FAREWELL TO MR. FIX-IT
Across the nation, Mr. Fix-It is going the way of the ragman. By some
accounts, only a fifth of the repair shops that were open 15 years ago are
around today.  Even the computer-service business is slow, as evidenced by
PC Service Source's descent, last year, into Chapter 11. In the good old
days, the repair trade was a business where you were guaranteed a steady
stream of customers. Today, about all you're guaranteed is a long lunch
break.

That's because the repair business is on the wrong side of the most powerful
trends in global manufacturing of the past 20 years: the sharp rise in
quality and the steady decline in price. When it comes to most manufactured
goods, these are the good old days. Products are more reliable and more
durable than ever. In a recent survey, Consumer Reports found that, in most
product categories, repair rates were between just ten and twenty per cent.
The average life of a car is up by nearly half since 1970. All this, and
stuff often actually costs less. Your run-of-the-mill VCR is 40 per cent
cheaper than it was seven years ago. High quality, low price: for the
repairman, it's a deadly combination.

"You don't find the kinds of things you had decades ago, like toasters that
could electrocute you or TVs that blew up," David Heim, the managing editor
of Consumer Reports, says. "If you buy a TV, you're going to get a good
picture, and if you buy a stereo you're going to get great sound. In fact,
the guy who used to test stereos for us told me that you cannot buy a bad
stereo."

Americans have become the most demanding consumers in the history of the
world - we expect our machines to work. Nonetheless, we have a vestigial
memory of the days when they didn't. How else to explain the fact that,
every year, people shell out millions of dollars on extended warranties that
they seldom get a chance to take advantage of?

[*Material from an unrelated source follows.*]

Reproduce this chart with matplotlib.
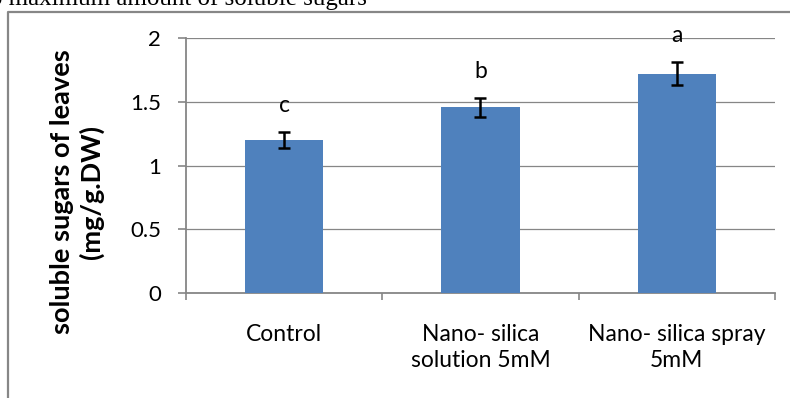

The lingering allure of warranties is understandable if you consider how
recent the quality revolution is. Before the 1980s, most American
corporations saw quality as something that cost them a lot and profited them
little. They believed that it didn't play a big role in a consumer's
decision to buy a product, and that there was no way to make things both
better and cheaper. Japan's success in the 70s changed that. Japanese
companies, influenced by the ideas of the quality-control guru W. Edwards
Deming, began winning market share by producing televisions, cameras, cars,
and VCRs that were vastly superior to American products. Eventually,
American companies woke up and adopted Deming as a prophet.

The impact of the quality revolution was immediate. The marketplace no
longer tolerates shoddy products. Consumers have grown so accustomed to
things being ever cheaper and ever more reliable that companies have to keep
driving cost down and quality up just to stay in the game.

Great news for you and me, but not for Ricardo Gomez, who runs an
electronics-repair shop in Brooklyn. His big hope these days is that all the
DVD players in Brooklyn start breaking down, since they're still expensive
enough to be worth fixing. But he knows that can't last. "Pretty soon,
they'll probably become too cheap to fix, too," he says.